__EXERCISE TASK__.
Review the lines that follow and copy each one that contains the word "image".

┌─ MATERIAL PROVIDED

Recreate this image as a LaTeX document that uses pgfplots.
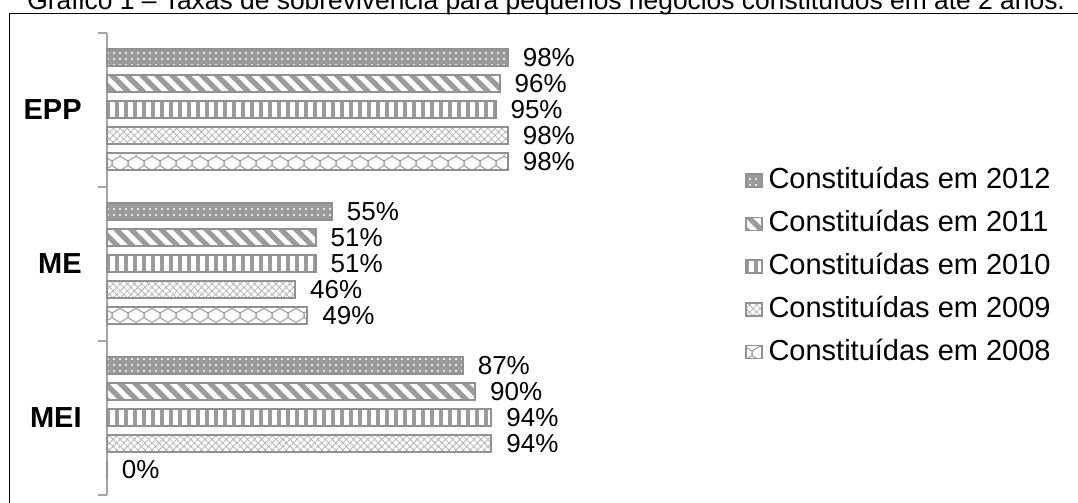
\documentclass[border=0pt]{standalone}
\usepackage{fontspec}
\setmainfont{Liberation Sans}
\usepackage{pgfplots}
\pgfplotsset{compat=1.18}
\usetikzlibrary{patterns,patterns.meta}

\definecolor{bargray}{RGB}{155,155,155}
\definecolor{edgegray}{RGB}{145,145,145}
\definecolor{axgray}{RGB}{165,165,165}

% honeycomb-like lattice used for the 2008 series
\pgfdeclarepatternformonly{honeycomb}{\pgfqpoint{-1pt}{-1pt}}{\pgfqpoint{9pt}{10.5pt}}{\pgfqpoint{8pt}{9.5pt}}{%
  \pgfsetlinewidth{0.5pt}%
  \pgfpathmoveto{\pgfqpoint{0pt}{0pt}}%
  \pgfpathlineto{\pgfqpoint{4pt}{2.4pt}}%
  \pgfpathlineto{\pgfqpoint{8pt}{0pt}}%
  \pgfpathmoveto{\pgfqpoint{4pt}{2.4pt}}%
  \pgfpathlineto{\pgfqpoint{4pt}{4.75pt}}%
  \pgfpathlineto{\pgfqpoint{8pt}{7.15pt}}%
  \pgfpathlineto{\pgfqpoint{8pt}{9.5pt}}%
  \pgfpathmoveto{\pgfqpoint{4pt}{4.75pt}}%
  \pgfpathlineto{\pgfqpoint{0pt}{7.15pt}}%
  \pgfpathlineto{\pgfqpoint{0pt}{9.5pt}}%
  \pgfusepath{stroke}}

\begin{document}
\begin{tikzpicture}
\begin{axis}[
  at={(53.5pt,4pt)}, anchor=south west,
  scale only axis, width=204.5pt, height=231pt,
  xmin=0, xmax=100, ymin=-0.5, ymax=2.5,
  hide x axis,
  axis y line*=left,
  y axis line style={draw=axgray, line width=1pt},
  ytick={0,1,2}, yticklabels={MEI,ME,EPP},
  minor ytick={-0.5,0.5,1.5,2.5},
  tick align=outside, major tick length=0pt, minor tick length=4.5pt,
  tick style={draw=axgray, line width=1pt},
  yticklabel style={font=\fontsize{14.5}{17}\selectfont\bfseries, inner sep=0pt, xshift=-12.5pt},
  xbar, bar width=8.5pt,
  point meta=x,
  /pgf/number format/assume math mode=true,
  nodes near coords={\pgfmathprintnumber{\pgfplotspointmeta}\%},
  every node near coord/.append style={font=\fontsize{13}{15}\selectfont, anchor=west, inner sep=0pt, xshift=7pt, text=black},
  clip=false,
  legend cell align=left,
  legend style={at={(1.560,0.710)}, anchor=north west, draw=none, fill=none,
    inner sep=0pt, outer sep=0pt, row sep=7.4pt, column sep=3pt,
    font=\fontsize{14.5}{17}\selectfont,
    nodes={inner sep=0pt, text height=11pt, text depth=3pt}},
  legend image code/.code={\draw[#1, line width=0.75pt] (0pt,-3.25pt) rectangle (8pt,3.25pt);},
]
% 2012
\addplot[bar shift=26pt, draw=edgegray, line width=1pt,
  preaction={fill=bargray}, pattern={Dots[distance=3pt, radius=0.55pt]}, pattern color=white]
  coordinates {(98,2) (55,1) (87,0)};
% 2011
\addplot[bar shift=13pt, draw=edgegray, line width=1pt,
  pattern={Lines[angle=-45, distance=5.3pt, line width=2.6pt]}, pattern color=bargray]
  coordinates {(96,2) (51,1) (90,0)};
% 2010
\addplot[bar shift=0pt, draw=edgegray, line width=1pt,
  pattern={Lines[angle=90, distance=4.5pt, line width=2pt]}, pattern color=bargray]
  coordinates {(95,2) (51,1) (94,0)};
% 2009
\addplot[bar shift=-13pt, draw=edgegray, line width=1pt,
  pattern={Hatch[angle=45, distance=2.5pt, line width=0.4pt]}, pattern color=bargray!75]
  coordinates {(98,2) (46,1) (94,0)};
% 2008
\addplot[bar shift=-26pt, draw=edgegray, line width=1pt,
  pattern=honeycomb, pattern color=bargray]
  coordinates {(98,2) (49,1) (0,0)};
\legend{Constituídas em 2012, Constituídas em 2011, Constituídas em 2010, Constituídas em 2009, Constituídas em 2008}
\end{axis}
% frame and caption
\draw[line width=0.75pt] (4.75pt,-5pt) -- (4.75pt,244.75pt) -- (560pt,244.75pt);
\node[anchor=base west, inner sep=0pt, font=\fontsize{13.2}{15}\selectfont] at (13.5pt,246.75pt)
  {Gráfico 1 – Taxas de sobrevivência para pequenos negócios constituídos em até 2 anos.};
\pgfresetboundingbox
\path[use as bounding box] (0pt,0pt) rectangle (539pt,251.5pt);
\end{tikzpicture}
\end{document}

└─

__SOLUTION FOR THIS TASK__.
Recreate this image as a LaTeX document that uses pgfplots.
  legend image code/.code={\draw[#1, line width=0.75pt] (0pt,-3.25pt) rectangle (8pt,3.25pt);},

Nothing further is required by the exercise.